TIP 59


GET SOME PERSPECTIVE

       The power that makes grass grow, fruit ripen, and guides the bird in flight is in us all.

ANZIA YEZIERSKA

If you are still struggling to find your path in life, you may need to take a retreat from your current life and get a broader perspective. Sometimes we need to get outside of our lives to see what it is that really fulfills us. When we are caught up in daily demands and obligations, it can be difficult to imagine life being any other way. The ideal can seem so impossibly far away that it ends up depressing instead of inspiring a person. If this is the case for you, it is high time to head for the hills.

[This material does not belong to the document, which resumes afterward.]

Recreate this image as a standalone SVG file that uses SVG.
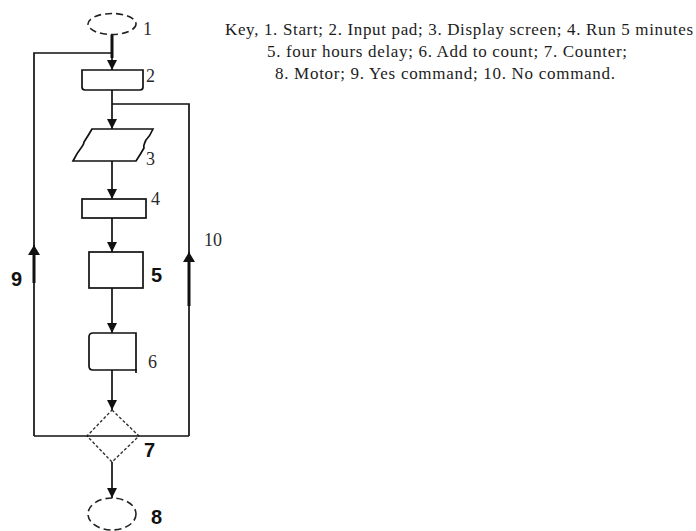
<svg xmlns="http://www.w3.org/2000/svg" width="696" height="531" viewBox="0 0 696 531">
  <defs>
    <marker id="arrow" viewBox="0 0 10 10" refX="10" refY="5" markerWidth="10" markerHeight="10" markerUnits="userSpaceOnUse" orient="auto">
      <path d="M0,0 L10,5 L0,10 Z" fill="#111"/>
    </marker>
    <marker id="arrowBig" viewBox="0 0 10 12" refX="10" refY="6" markerWidth="10" markerHeight="12" markerUnits="userSpaceOnUse" orient="auto">
      <path d="M0,0 L10,6 L0,12 Z" fill="#111"/>
    </marker>
  </defs>
  <style>
    .line { fill: none; stroke: #111; stroke-width: 1.7; }
    .thick { fill: none; stroke: #111; stroke-width: 3; }
    .shape { fill: #fff; stroke: #111; stroke-width: 1.7; }
    .dashed { fill: #fff; stroke: #222; stroke-width: 1.6; stroke-dasharray: 7 4; }
    .dotted { fill: #fff; stroke: #333; stroke-width: 1.4; stroke-dasharray: 3 2; }
    .num { font-family: "Liberation Serif", "Times New Roman", serif; font-size: 18px; fill: #2a2a2a; }
    .bold { font-family: "Liberation Sans", Arial, sans-serif; font-size: 20px; font-weight: bold; fill: #111; }
    .key { font-family: "Liberation Serif", "Times New Roman", serif; font-size: 17px; fill: #1c1c1c; }
  </style>
  <rect width="696" height="531" fill="#fff"/>

  <!-- connectors -->
  <g id="connectors">
    <!-- start to input pad -->
    <path class="thick" d="M112,34 V58"/>
    <path class="line" d="M112,56 V70" marker-end="url(#arrow)"/>
    <!-- yes loop back to top -->
    <path class="line" d="M34,436 V53 H112"/>
    <!-- input pad to display screen -->
    <path class="line" d="M112,90 V129" marker-end="url(#arrow)"/>
    <!-- no loop branch -->
    <path class="line" d="M112,104 H189 V436"/>
    <!-- display screen to run 5 minutes -->
    <path class="line" d="M112,161 V199" marker-end="url(#arrow)"/>
    <!-- run 5 minutes to delay -->
    <path class="line" d="M112,218 V252" marker-end="url(#arrow)"/>
    <!-- delay to add to count -->
    <path class="line" d="M112,288 V333" marker-end="url(#arrow)"/>
    <!-- add to count to counter -->
    <path class="line" d="M112,370 V410" marker-end="url(#arrow)"/>
    <!-- counter to motor -->
    <path class="line" d="M112,462 V498" marker-end="url(#arrow)"/>
    <!-- counter horizontal bar -->
    <path class="line" d="M34,436 H189"/>
    <!-- direction arrows on the loops -->
    <path class="thick" d="M34,283 V253"/>
    <path class="line" d="M34,256 V245" marker-end="url(#arrowBig)"/>
    <path class="thick" d="M189,306 V260"/>
    <path class="line" d="M189,263 V252" marker-end="url(#arrowBig)"/>
  </g>

  <!-- 1. Start -->
  <g id="node-start">
    <ellipse class="dashed" cx="112" cy="24" rx="24" ry="10.5"/>
    <text class="num" x="143" y="35">1</text>
  </g>

  <!-- 2. Input pad -->
  <g id="node-input">
    <path class="shape" d="M82,70 H143 V87 Q143,90 140,90 H85 Q82,90 82,87 Z"/>
    <text class="num" x="146" y="82">2</text>
  </g>

  <!-- 3. Display screen -->
  <g id="node-display">
    <path class="shape" d="M92,129 H153 Q150,136 146,140 Q143,146 144,148 Q140,155 136,161 H73 Q77,153 81,148 Q84,144 84,142 Q88,136 92,129 Z"/>
    <text class="num" x="146" y="165">3</text>
  </g>

  <!-- 4. Run 5 minutes -->
  <g id="node-run">
    <rect class="shape" x="82" y="199" width="64" height="19"/>
    <text class="num" x="151" y="205">4</text>
  </g>

  <!-- 5. Four hours delay -->
  <g id="node-delay">
    <rect class="shape" x="89" y="252" width="54" height="36"/>
    <text class="bold" x="151" y="282">5</text>
  </g>

  <!-- 6. Add to count -->
  <g id="node-add">
    <path class="shape" d="M93,333 H136 V370 H93 Q89,370 89,366 V337 Q89,333 93,333 Z"/>
    <path class="line" d="M136,369 V373"/>
    <text class="num" x="148" y="368">6</text>
  </g>

  <!-- 7. Counter -->
  <g id="node-counter">
    <path class="dotted" d="M112,410 L139,436 L112,462 L87,436 Z"/>
    <path class="line" d="M87,436 H139"/>
    <text class="bold" x="144" y="457">7</text>
  </g>

  <!-- 8. Motor -->
  <g id="node-motor">
    <ellipse class="dashed" cx="112" cy="514" rx="24" ry="16"/>
    <text class="bold" x="151" y="524">8</text>
  </g>

  <!-- loop labels -->
  <g id="label-yes">
    <text class="bold" x="11" y="286">9</text>
  </g>
  <g id="label-no">
    <text class="num" x="204" y="246">10</text>
  </g>

  <!-- legend -->
  <g id="key">
    <text class="key" x="225" y="35" textLength="468" lengthAdjust="spacing">Key, 1. Start; 2. Input pad; 3. Display screen; 4. Run 5 minutes</text>
    <text class="key" x="267" y="57" textLength="360" lengthAdjust="spacing">5. four hours delay; 6. Add to count; 7. Counter;</text>
    <text class="key" x="275" y="79" textLength="340" lengthAdjust="spacing">8. Motor; 9. Yes command; 10. No command.</text>
  </g>
</svg>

There are lots of different ways to take a retreat from your life. You could pack your bags and stay at a bed-and-breakfast or a cabin in the woods. You might house-sit for a friend who has an empty beach house in the winter. In general, it is a good idea to leave your own house if you can because there always seems to be something to do in our own home—the laundry, the fridge light bulb to replace, and such. When you are at someone else’s house or an inn, you don’t have to worry about that stuff because it isn’t your problem. There are all manner of places where you can get away from the hectic pace of your own life. When I felt stressed-out, I’d spend a weekend at a yoga ranch and felt completely rejuvenated. Try to go away for at least three days if you can, but if you can’t spare the time, even one day away can make a difference. Go as often as you can to relax. Many monasteries allow people to stay for free or for minimal donations. For a list of such retreats check out the book Sanctuaries: The Complete United States: A Guide to Lodgings in Monasteries, Abbeys, and Retreats, by Jack and Marcia Kelly. Pack a simple bag with minimal clothes and a journal to record your thoughts in; and that is about it. Avoid the temptation to bring too much stuff with you—remember, the point is to get away from it all.

Sometimes, however, you may not even have the energy or the finances to leave your home. Perhaps you don’t have the vacation time available and still need to work. In this case, you can take a retreat in your own home or stay with a family member. If you live alone, this is fairly easy. You can tell your significant other and your friends that you are taking a retreat and you’ll be away for the week. Start your day with a special ritual, and when you come home from work, light a candle, meditate, or do something that helps relieve the work stress and reminds you that you are on retreat. Try to eliminate most of the petty annoyances (Tip 1) and pay your bills and do other chores before you start your retreat, just as you would before leaving on a vacation. Use the evenings to think, read books, take baths, go for long walks, or listen to music. Do not watch TV or engage in any other addictions (Tip 32). That defeats the whole purpose.

After living in Manhattan for a year and a half, I finally left to go home to Arizona for Christmas. I fell asleep on the plane, and when I awoke, it was dark. I lifted up the window shade and gasped. There were millions of stars! I was shocked because I had forgotten about the stars. In Manhattan, because of all the city lights and pollution, you are lucky if you see two or three stars in the sky, if you even bother to look up at night. But in the desert, you can see billions of them. Seeing the stars in the sky made me feel humble—just a tiny speck in this huge cosmos. They gave me perspective, reminding me that my problems are insignificant in the grand scheme of things. I thought, “That explains why some New Yorkers think they are at the center of the world and that every place pales in comparison—they can’t see the stars and have lost perspective.” Nature is a great healer. If you feel stressed, overwhelmed, or out of balance, go out and enjoy nature—look at the stars in your own backyard. It will restore and rejuvenate you. It will put whatever problems you have in perspective.

What if you have a family? It may seem impossible to take even a weekend retreat, but you may be able to do so with a little help from your family. Ask grandparents or other family members to take the kids for one weekend and stay at home in peace and quiet. I recommend that you take a retreat from your relationship too. We all need time alone now and then, and when you come back, you and your significant other will both appreciate each other more (Tip 40).

Get creative and find some way to get perspective on your life.